A key chapter of the book, Presto, focuses on food:
“the sound of crushing of garlic under a thick knife in the kitchen of a caravan in a single, loud, curt, dry bang is immediately followed by a snipping off the end of a small plastic tube of liver pate on a beach. a repeated regular stabbing with a fork of the plastic cover to a ready meal by a nurse on a night shift follows and on the last of the punctures, and exactly in time, a mechanic slips and accidentally bangs a wrench against a large empty copper vat at the heineken factory in amsterdam. it makes a big, echoey, metallic clang which we listen to die away beneath the road noise. a cargo aeroplane is overhead.”

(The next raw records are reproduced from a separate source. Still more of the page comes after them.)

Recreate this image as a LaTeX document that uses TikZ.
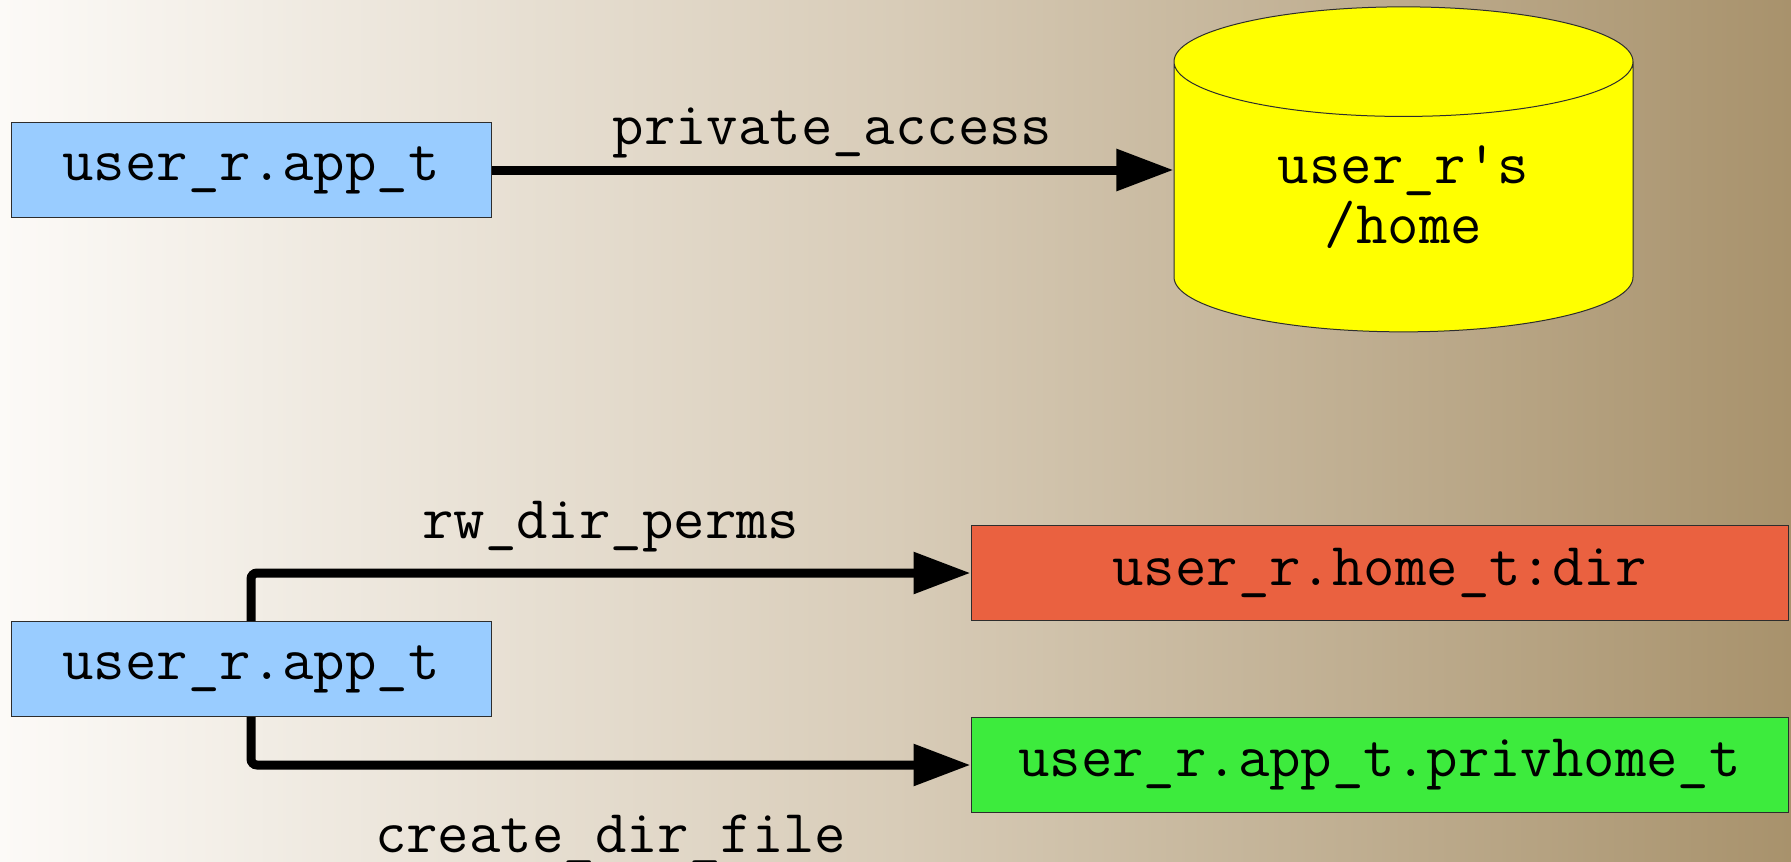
\documentclass[tikz,border=0pt]{standalone}
\usepackage{tikz}
\usetikzlibrary{arrows.meta,positioning,shapes.geometric}
\definecolor{seedge}{RGB}{45,45,45}
\definecolor{seapp}{RGB}{153,204,255}
\definecolor{sehome}{RGB}{255,255,0}
\definecolor{sedir}{RGB}{234,97,64}
\definecolor{sepriv}{RGB}{61,235,61}
\definecolor{sebgl}{RGB}{252,250,247}
\definecolor{sebgm}{RGB}{216,204,184}
\definecolor{sebgr}{RGB}{168,146,108}
\newcommand{\sefont}{\fontsize{61}{60}\selectfont\ttfamily}
\tikzset{
  sebox/.style={
    draw=seedge, line width=1pt, align=center, inner sep=0pt,
    font=\sefont, minimum height=95pt
  },
  appbox/.style={sebox, fill=seapp, minimum width=480pt},
  dirbox/.style={sebox, fill=sedir, minimum width=817pt},
  privbox/.style={sebox, fill=sepriv, minimum width=817pt},
  homecyl/.style={
    cylinder, shape border rotate=90, aspect=0.436,
    draw=seedge, line width=1pt, fill=sehome, align=center, inner sep=0pt,
    font=\sefont, minimum width=459pt, minimum height=325pt
  },
  arr/.style={-{Triangle[length=57pt,width=40pt]}, draw=black, line width=9pt, rounded corners=6pt},
  lbl/.style={font=\sefont, inner sep=0pt}
}

\begin{document}
\begin{tikzpicture}[x=1pt, y=-1pt]
  \useasboundingbox (0,0) rectangle (1791,862);
  \clip (0,0) rectangle (1791,862);
  \shade[left color=sebgl, right color=sebgr, middle color=sebgm] (0,0) rectangle (1791,862);

  % private home
  \node[appbox] (app) at (251,170) {user\_r.app\_t};
  \node[homecyl] (home) at (1403.5,197) {user\_r\textquotesingle s\\/home};
  \draw[arr] (app.east) -- (app.east -| home.west)
    node[lbl, midway, above=7pt] {private\_access};

  % types behind it
  \node[appbox] (app2) at (251,669) {user\_r.app\_t};
  \node[dirbox] (dir) at (1379.5,573) {user\_r.home\_t:dir};
  \node[privbox] (priv) at (1379.5,765) {user\_r.app\_t.privhome\_t};
  \draw[arr] (app2.north) |- (dir.west)
    node[lbl, pos=0.75, above=16pt] {rw\_dir\_perms};
  \draw[arr] (app2.south) |- (priv.west)
    node[lbl, pos=0.75, below=45pt] {create\_dir\_file};
\end{tikzpicture}
\end{document}
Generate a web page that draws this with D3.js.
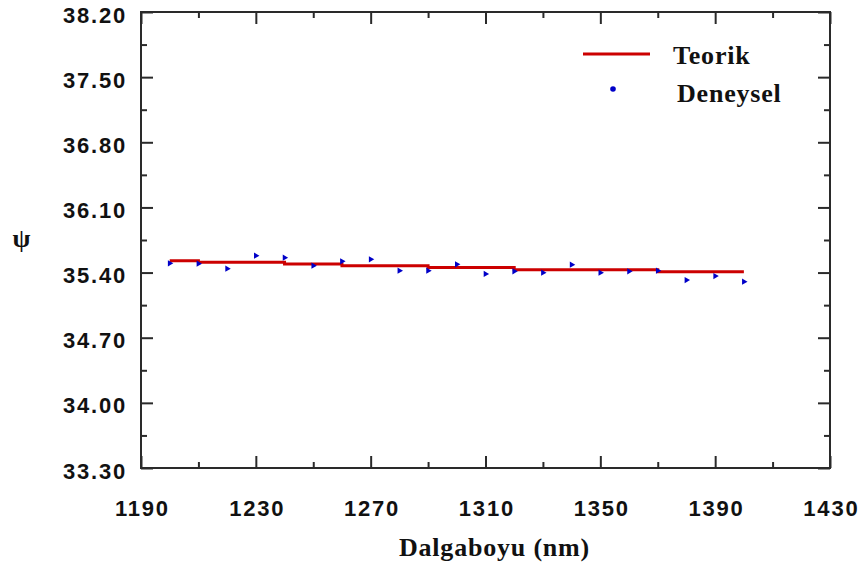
<!DOCTYPE html>
<html><head><meta charset="utf-8">
<script src="https://cdn.jsdelivr.net/npm/d3@7"></script>
<style>
html,body{margin:0;padding:0;background:#fff;}
svg{display:block;}
.tick text{font-family:"Liberation Sans",Arial,sans-serif;font-weight:bold;font-size:22px;letter-spacing:1.8px;fill:#111;}
.ser{font-family:"Liberation Serif","Times New Roman",serif;font-weight:bold;fill:#111;}
</style></head>
<body>
<script>
const deneyselX = [1200,1210,1220,1230,1240,1250,1260,1270,1280,1290,1300,1310,1320,1330,1340,1350,1360,1370,1380,1390,1400];
const deneyselY = [35.500,35.495,35.442,35.581,35.560,35.474,35.521,35.543,35.420,35.420,35.489,35.385,35.414,35.399,35.485,35.399,35.414,35.420,35.320,35.363,35.302];
const teorikX = [1200,1210,1240,1260,1290,1320,1370,1400];
const teorikY = [35.528,35.510,35.492,35.474,35.455,35.431,35.410,35.410];
const xTicks = [1190,1230,1270,1310,1350,1390,1430];
const xMinor = [1210,1250,1290,1330,1370,1410];
const yTicks = [33.30,34.00,34.70,35.40,36.10,36.80,37.50,38.20];
const yMinor = [33.65,34.35,35.05,35.75,36.45,37.15,37.85];
const legendLabels = ["Teorik","Deneysel"];
const xTitle = "Dalgaboyu (nm)";
const yTitle = "ψ";

const W = 865, H = 572;
const L = 141, R = 830, T = 12, B = 468;
const svg = d3.select("body").append("svg").attr("width", W).attr("height", H);
const x = d3.scaleLinear().domain([1190,1430]).range([L,R]);
const y = d3.scaleLinear().domain([33.3,38.2]).range([B,T]);
const axColor = "#2a2a2a";

function styleAxis(g){
  g.select(".domain").remove();
  g.selectAll(".tick line").attr("stroke", axColor).attr("stroke-width", 2);
}
// bottom
svg.append("g").attr("transform",`translate(0,${B})`)
  .call(d3.axisBottom(x).tickValues(xTicks).tickSize(-12).tickPadding(32.4).tickFormat(d3.format("d")))
  .call(styleAxis).call(g=>g.selectAll("text").attr("dx","0.9"));
svg.append("g").attr("transform",`translate(0,${B})`)
  .call(d3.axisBottom(x).tickValues(xMinor).tickSize(-6).tickFormat(""))
  .call(styleAxis);
// top
svg.append("g").attr("transform",`translate(0,${T})`)
  .call(d3.axisTop(x).tickValues(xTicks).tickSize(-12).tickFormat(""))
  .call(styleAxis);
svg.append("g").attr("transform",`translate(0,${T})`)
  .call(d3.axisTop(x).tickValues(xMinor).tickSize(-6).tickFormat(""))
  .call(styleAxis);
// left
svg.append("g").attr("transform",`translate(${L},0)`)
  .call(d3.axisLeft(y).tickValues(yTicks).tickSize(-12).tickPadding(14).tickFormat(d3.format(".2f")))
  .call(styleAxis).call(g=>g.selectAll("text").attr("dy","10"));
svg.append("g").attr("transform",`translate(${L},0)`)
  .call(d3.axisLeft(y).tickValues(yMinor).tickSize(-6).tickFormat(""))
  .call(styleAxis);
// right
svg.append("g").attr("transform",`translate(${R},0)`)
  .call(d3.axisRight(y).tickValues(yTicks).tickSize(-12).tickFormat(""))
  .call(styleAxis);
svg.append("g").attr("transform",`translate(${R},0)`)
  .call(d3.axisRight(y).tickValues(yMinor).tickSize(-6).tickFormat(""))
  .call(styleAxis);
// frame
svg.append("rect").attr("x",L).attr("y",T).attr("width",R-L).attr("height",B-T)
  .attr("fill","none").attr("stroke",axColor).attr("stroke-width",2);

// theoretical line
const line = d3.line().x((d,i)=>x(teorikX[i])).y((d,i)=>y(teorikY[i])).curve(d3.curveStepAfter);
svg.append("path").datum(teorikY).attr("d",line).attr("fill","none")
  .attr("stroke","#cc0000").attr("stroke-width",3);

// experimental points
const tri = d3.symbol().type(d3.symbolTriangle).size(17);
svg.append("g").selectAll("path").data(deneyselY).join("path")
  .attr("d", tri)
  .attr("transform",(d,i)=>`translate(${x(deneyselX[i])},${y(d)}) rotate(90)`)
  .attr("fill","#0000c8");

// legend
svg.append("line").attr("x1",583).attr("x2",650).attr("y1",54).attr("y2",54)
  .attr("stroke","#cc0000").attr("stroke-width",3);
svg.append("text").attr("class","ser").attr("x",673).attr("y",64).attr("font-size",26)
  .attr("letter-spacing","0.8").text(legendLabels[0]);
svg.append("circle").attr("cx",613).attr("cy",89).attr("r",2.8).attr("fill","#0000c8");
svg.append("text").attr("class","ser").attr("x",677).attr("y",101.5).attr("font-size",26)
  .attr("letter-spacing","0.8").text(legendLabels[1]);

// titles
svg.append("text").attr("class","ser").attr("x",494.5).attr("y",556).attr("font-size",26)
  .attr("letter-spacing","0.8").attr("text-anchor","middle").text(xTitle);
svg.append("text").attr("class","ser").attr("x",21.5).attr("y",247).attr("font-size",26)
  .attr("text-anchor","middle").text(yTitle);
</script>
</body></html>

This very special dinner grew out of this chapter.
It was a unique evening of readings, recording and listening, as well as delicious food and drink. A limited edition copy of the chapter, specially designed by An Endless Supply, was given to each diner.
The dinner was held in a special temporary cafe, The Long Table, a collaboration between Matthew Herbert, chef Rosie Sykes and Whitstable Biennale, on the ground floor of the Horsebridge Arts Centre. The cafe was open every day of the festival, serving light breakfasts and lunches and all sorts of other treats from 10:00-16:30, working with local farmers to produce a menu focused on the wonderful vegetables to be found at this time of year.
Rosie Sykes is a Guardian food writer and author of The Kitchen Revolution and the forthcoming Sunday Evening Book. She has worked in many of the UK’s most celebrated restaurants, set up the critically acclaimed Sutton Arms in Smithfield, and is development chef for the award-winning The Pint Shop. Sykes has collaborated with Matthew Herbert for many live performances including One Pig, which documented a pig’s life from birth to plate, taking a critical look at the meat industry.